Melina: I actually found this Fellowship through a friend who saw it posted online and thought of me. For the past few years, she had listened to me rave about the grand Mississippi River and my dream of paddling it from source to sea. Also knowing I was interested in working for a community-based non-profit, she forwarded the job posting to me. I think the appeal of this Fellowship to me was the fact that I would get experience working in many branches of the National Park Service and their non-profit partners. Usually, fellowships are targeted towards a very specific type of career. As someone still figuring out exactly what I would like to do after college, I am grateful the River Fellowship has allowed me many different opportunities in community outreach and park management.
Deacon: I applied to this Fellowship because I look to the river as a relative and should be treated as so. It is my home away from home here in Bde Ota (Minneapolis). The Cetan Wakpa and Mni Sota Wakpa in Pezihutazizi Kapi (Upper Sioux Community) is where I spent much of my childhood and those waters connect to me in Bde Ota (Minneapolis) and Imniza ska (St. Paul). The Fellowship is an opportunity for me to build relationalities along the Haha Wakpa (Mississippi River) and create safe spaces for relatives to use.
Q: I realize you're in the midst of your Fellowship, but do you have any takeaways you would like to share with us?
Melina: The biggest takeaway so far is my understanding that it really doesn’t matter what your interests are or what you studied in college. Many of my coworkers at MPC and NPS are interested in history, economics, geology, music, and so much more. There isn’t just one way to protect the environment or to bring people closer to nature, and so we need people with diverse interests in order to make the biggest impact. Some community members like to volunteer pulling weeds in a prairie, others like to do nature art, and still others like kayaking down a river. There are so many different ways of knowing and caring for nature!
Deacon: As I am still amid my Fellowship for the summer, I am still finding language to be an afterthought in peoples’ minds pertaining to the spirituality of a place and the weight a name holds in describing these places. There is much work to do in regards to societal efforts going forward that is much needed. Many organizations that we are surrounded by are entirely colonial systemically and recognizing this fact, and recognizing the history of place, can aid in decolonization. I find it imperative for the National Park Service to amplify BIPOC voices in all conversations and continuously look to analyze language and place in historical contexts.

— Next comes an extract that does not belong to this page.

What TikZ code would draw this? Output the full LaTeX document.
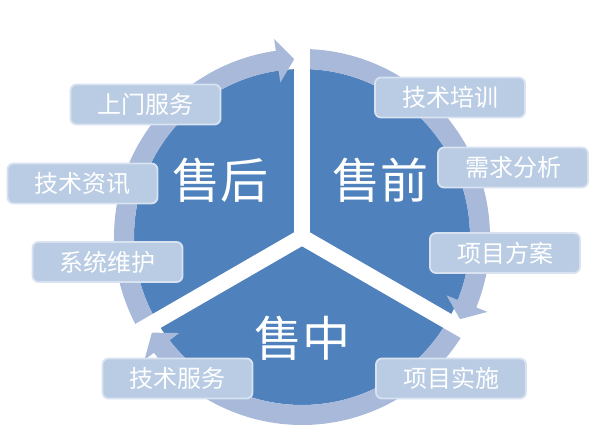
\documentclass[tikz,border=0pt]{standalone}
\usepackage{fontspec}
\newfontfamily\cjk{Noto Sans CJK SC}

\begin{document}
\begin{tikzpicture}[x=1pt,y=1pt,font=\cjk]
\tikzset{
% colours and shapes of the cycle
ring/.style={fill=ringblue},
gap band/.style={draw=white,line width=16pt},
item box/.style={rectangle,rounded corners=6pt,draw=boxline,line width=1.8pt,fill=boxblue,
  minimum width=150pt,minimum height=40pt,text=white,font=\cjk\fontsize{24}{24}\selectfont},
stage/.style={text=white,font=\cjk\fontsize{48}{48}\selectfont}
}
\definecolor{diskblue}{HTML}{4F81BD}
\definecolor{ringblue}{HTML}{A8B9D9}
\definecolor{boxblue}{HTML}{B9CCE4}
\definecolor{boxline}{HTML}{D8E2F0}

\useasboundingbox (0,0) rectangle (602,444);

% the disk and the ring of arrows
\begin{scope}[shift={(302,207)}]
\fill[diskblue] (0,0) circle[radius=168];
\foreach \s/\b/\t in {210/98/92.5, 90/-22/-27.5, -30/-142/-147.5}
  \fill[ring] (\s:188) arc[start angle=\s,end angle=\b,radius=188] -- (\b:200) -- (\t:178)
    -- (\b:156) -- (\b:168) arc[start angle=\b,end angle=\s,radius=168] -- cycle;
% white cuts between the three parts
\foreach \a in {90,-30,210}
  \draw[gap band] (0,0) -- (\a:212);
\end{scope}

% the three stages
\node(after)[stage] at (220,264) {售后};
\node(before)[stage] at (380,264) {售前};
\node(during)[stage] at (302,106) {售中};

% tasks of each stage
\node(visit)[item box] at (145.5,339.5) {上门服务};
\node(news)[item box] at (82.5,260.5) {技术资讯};
\node(upkeep)[item box] at (107.5,182) {系统维护};
\node(train)[item box] at (450,346.5) {技术培训};
\node(needs)[item box] at (513,276.5) {需求分析};
\node(plan)[item box] at (505,191) {项目方案};
\node(service)[item box] at (177.5,65.5) {技术服务};
\node(deploy)[item box] at (451,65.5) {项目实施};
\end{tikzpicture}
\end{document}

Q: How can the NPS better serve and recruit future employees from diverse and underserved populations?
Melina: It's hard, isolating, and often discouraging work for BIPOC blazing new trails and trying to enter mostly white fields. That is certainly the case in the National Park Service, where rangers even in big cities such as Minneapolis are overwhelmingly white. I think part of the problem is that younger BIPOC simply do not think that working in the park service is a possibility for them. In terms of recruitment, I think it’s important to acknowledge that having a white national park ranger come to schools or wherever to try to recruit young BIPOC to the National Park Service is usually ineffective. It is not enough to preach the narrative of inclusion. The National Park Service should work to hire BIPOC and uplift BIPOC voices already in conservation so that maybe young environmentalists can see themselves represented. Of course, it’s a hard job to ensure there is representation in National Park Service websites and in outreach roles while not tokenizing and burdening BIPOC staff. Right now, I’d say I’m cautiously optimistic about the trajectory of the National Park Service and its growing emphasis on diversity.